> **Work instructions**:
Leave the pictures out and quote every line from the start of the listing to the line with "18, fill: '#000', fontFamily: FONT", inclusive.

+++ Data provided +++

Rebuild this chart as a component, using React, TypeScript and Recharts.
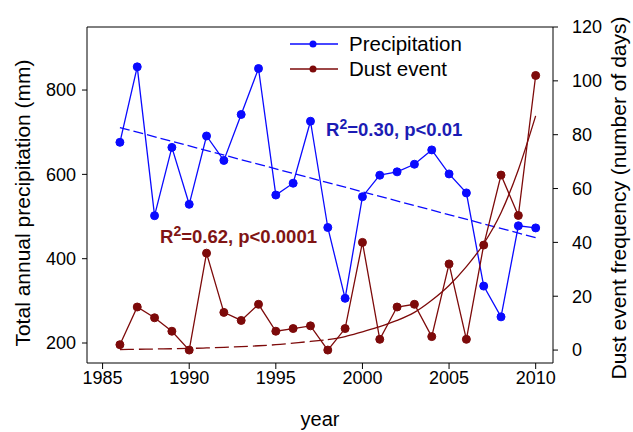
import React from 'react';
import {
  ComposedChart,
  Line,
  XAxis,
  YAxis,
  ReferenceLine,
  Label,
} from 'recharts';

const years = [
  1986, 1987, 1988, 1989, 1990, 1991, 1992, 1993, 1994, 1995, 1996, 1997, 1998,
  1999, 2000, 2001, 2002, 2003, 2004, 2005, 2006, 2007, 2008, 2009, 2010,
];
const precipitation = [
  676, 855, 502, 664, 529, 691, 633, 742, 851, 551, 579, 726, 474, 306, 547, 598,
  606, 624, 658, 601, 556, 335, 262, 478, 473,
];
const dustEvents = [
  2, 16, 12, 7, 0, 36, 14, 11, 17, 7, 8, 9, 0, 8, 40, 4, 16, 17, 5, 32, 4, 39, 65,
  50, 102,
];
// exponential fit
const dustTrend = [
  0.2, 0.3, 0.4, 0.5, 0.6, 0.8, 1.0, 1.3, 1.6, 2.0, 2.6, 3.2, 3.9, 5.0, 6.8, 8.7,
  11, 14, 18.5, 24, 31, 39.5, 51, 67, 87,
];
// the fitted curve is dashed where it is flat, solid after this year
const dustTrendSolidFrom = 1998;
// linear fit end points
const precipTrendYears = [1986, 2010];
const precipTrendValues = [711, 450];

const xTicks = [1985, 1990, 1995, 2000, 2005, 2010];
const leftTicks = [200, 400, 600, 800];
const leftMinorTicks = [
  160, 200, 240, 280, 320, 360, 400, 440, 480, 520, 560, 600, 640, 680, 720, 760,
  800, 840, 880, 920,
];
const rightTicks = [0, 20, 40, 60, 80, 100, 120];

const seriesNames = ['Precipitation', 'Dust event'];
const fitLabels = ['0.30, p<0.01', '0.62, p<0.0001'];

const BLUE = '#0a0aff';
const BROWN = '#7d0a0a';
const FONT = '"Liberation Sans", Arial, sans-serif';

const data = years.map((year, i) => ({
  year,
  precipitation: precipitation[i],
  dust: dustEvents[i],
  dustTrendDashed: year <= dustTrendSolidFrom ? dustTrend[i] : null,
  dustTrendSolid: year >= dustTrendSolidFrom ? dustTrend[i] : null,
}));

const tickStyle = { fontSize: 18, fill: '#000', fontFamily: FONT };

// rotated axis title, centred on the axis box
const RotatedTitle = (text: string, fromLeft: number, shiftY: number) => (props: any) => {
  const vb = props.viewBox || {};
  const cx = vb.x + fromLeft;
  const cy = vb.y + vb.height / 2 + shiftY;
  return (
    <text
      x={cx}
      y={cy}
      transform={`rotate(-90, ${cx}, ${cy})`}
      textAnchor="middle"
      dominantBaseline="central"
      fontSize={21}
      fontFamily={FONT}
      fill="#000"
    >
      {text}
    </text>
  );
};

const App: React.FC = () => {
  const legendColors = [BLUE, BROWN];
  return (
    <div style={{ position: 'absolute', left: 0, top: 0, width: 633, height: 432, background: '#fff', fontFamily: FONT }}>
      <ComposedChart width={633} height={432} data={data} margin={{ top: 27, right: 0, bottom: 0, left: 0 }}>
        <XAxis
          dataKey="year"
          type="number"
          domain={[1984.1, 2011]}
          ticks={xTicks}
          height={69}
          tickSize={6}
          tickMargin={2}
          stroke="#000"
          tick={tickStyle}
          allowDataOverflow
        >
          <Label value="year" position="insideBottom" offset={6} style={{ fontSize: 20, fill: '#000', fontFamily: FONT }} />
        </XAxis>
        <YAxis
          yAxisId="left"
          domain={[152.6, 949.5]}
          ticks={leftTicks}
          width={87}
          tickSize={5}
          tickMargin={6}
          stroke="#000"
          tick={tickStyle}
          allowDataOverflow
        >
          <Label content={RotatedTitle('Total annual precipitation (mm)', 22, 8)} />
        </YAxis>
        <YAxis
          yAxisId="minor"
          orientation="left"
          mirror
          width={0}
          domain={[152.6, 949.5]}
          ticks={leftMinorTicks}
          tickSize={3}
          axisLine={false}
          tickLine={{ stroke: BLUE }}
          tickFormatter={() => ''}
          allowDataOverflow
        />
        <YAxis
          yAxisId="right"
          orientation="right"
          domain={[-4.8, 120]}
          ticks={rightTicks}
          width={80}
          tickSize={5}
          tickMargin={14}
          stroke="#000"
          tick={tickStyle}
          allowDataOverflow
        >
          <Label content={RotatedTitle('Dust event frequency (number of days)', 65, 3)} />
        </YAxis>
        <ReferenceLine yAxisId="right" y={120} stroke="#000" />
        <ReferenceLine
          yAxisId="left"
          segment={[
            { x: precipTrendYears[0], y: precipTrendValues[0] },
            { x: precipTrendYears[1], y: precipTrendValues[1] },
          ]}
          stroke={BLUE}
          strokeWidth={1.3}
          strokeDasharray="10 4"
        />
        <Line
          yAxisId="left"
          dataKey="precipitation"
          stroke={BLUE}
          strokeWidth={1.3}
          dot={{ r: 4, fill: BLUE, stroke: BLUE, strokeWidth: 1 }}
          activeDot={false}
          isAnimationActive={false}
        />
        <Line
          yAxisId="right"
          dataKey="dustTrendDashed"
          type="monotone"
          stroke={BROWN}
          strokeWidth={1.3}
          strokeDasharray="14 5"
          dot={false}
          activeDot={false}
          isAnimationActive={false}
        />
        <Line
          yAxisId="right"
          dataKey="dustTrendSolid"
          type="monotone"
          stroke={BROWN}
          strokeWidth={1.3}
          dot={false}
          activeDot={false}
          isAnimationActive={false}
        />
        <Line
          yAxisId="right"
          dataKey="dust"
          stroke={BROWN}
          strokeWidth={1.3}
          dot={{ r: 4, fill: BROWN, stroke: BROWN, strokeWidth: 1 }}
          activeDot={false}
          isAnimationActive={false}
        />
      </ComposedChart>

      {/* legend */}
      <div style={{ position: 'absolute', left: 290, top: 31 }}>
        {seriesNames.map((name, i) => (
          <div key={name} style={{ display: 'flex', alignItems: 'center', height: 25 }}>
            <svg width={48} height={10} style={{ marginRight: 11 }}>
              <line x1={0} y1={5} x2={48} y2={5} stroke={legendColors[i]} strokeWidth={1.3} />
              <circle cx={23} cy={5} r={3.5} fill={legendColors[i]} />
            </svg>
            <span style={{ fontSize: 20.5, color: '#000', lineHeight: '25px' }}>{name}</span>
          </div>
        ))}
      </div>

      {/* fit statistics */}
      <div style={{ position: 'absolute', left: 326, top: 117, fontSize: 18.5, fontWeight: 'bold', color: '#1c1cb4', lineHeight: '26px', whiteSpace: 'nowrap' }}>
        R<sup style={{ fontSize: 14, lineHeight: 0 }}>2</sup>={fitLabels[0]}
      </div>
      <div style={{ position: 'absolute', left: 160, top: 224, fontSize: 18.5, fontWeight: 'bold', color: '#801414', lineHeight: '26px', whiteSpace: 'nowrap' }}>
        R<sup style={{ fontSize: 14, lineHeight: 0 }}>2</sup>={fitLabels[1]}
      </div>
    </div>
  );
};

export default App;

+++

> **Written solution**:
Rebuild this chart as a component, using React, TypeScript and Recharts.
import React from 'react';
import {
  ComposedChart,
  Line,
  XAxis,
  YAxis,
  ReferenceLine,
  Label,
} from 'recharts';

const years = [
  1986, 1987, 1988, 1989, 1990, 1991, 1992, 1993, 1994, 1995, 1996, 1997, 1998,
  1999, 2000, 2001, 2002, 2003, 2004, 2005, 2006, 2007, 2008, 2009, 2010,
];
const precipitation = [
  676, 855, 502, 664, 529, 691, 633, 742, 851, 551, 579, 726, 474, 306, 547, 598,
  606, 624, 658, 601, 556, 335, 262, 478, 473,
];
const dustEvents = [
  2, 16, 12, 7, 0, 36, 14, 11, 17, 7, 8, 9, 0, 8, 40, 4, 16, 17, 5, 32, 4, 39, 65,
  50, 102,
];
// exponential fit
const dustTrend = [
  0.2, 0.3, 0.4, 0.5, 0.6, 0.8, 1.0, 1.3, 1.6, 2.0, 2.6, 3.2, 3.9, 5.0, 6.8, 8.7,
  11, 14, 18.5, 24, 31, 39.5, 51, 67, 87,
];
// the fitted curve is dashed where it is flat, solid after this year
const dustTrendSolidFrom = 1998;
// linear fit end points
const precipTrendYears = [1986, 2010];
const precipTrendValues = [711, 450];

const xTicks = [1985, 1990, 1995, 2000, 2005, 2010];
const leftTicks = [200, 400, 600, 800];
const leftMinorTicks = [
  160, 200, 240, 280, 320, 360, 400, 440, 480, 520, 560, 600, 640, 680, 720, 760,
  800, 840, 880, 920,
];
const rightTicks = [0, 20, 40, 60, 80, 100, 120];

const seriesNames = ['Precipitation', 'Dust event'];
const fitLabels = ['0.30, p<0.01', '0.62, p<0.0001'];

const BLUE = '#0a0aff';
const BROWN = '#7d0a0a';
const FONT = '"Liberation Sans", Arial, sans-serif';

const data = years.map((year, i) => ({
  year,
  precipitation: precipitation[i],
  dust: dustEvents[i],
  dustTrendDashed: year <= dustTrendSolidFrom ? dustTrend[i] : null,
  dustTrendSolid: year >= dustTrendSolidFrom ? dustTrend[i] : null,
}));

const tickStyle = { fontSize: 18, fill: '#000', fontFamily: FONT };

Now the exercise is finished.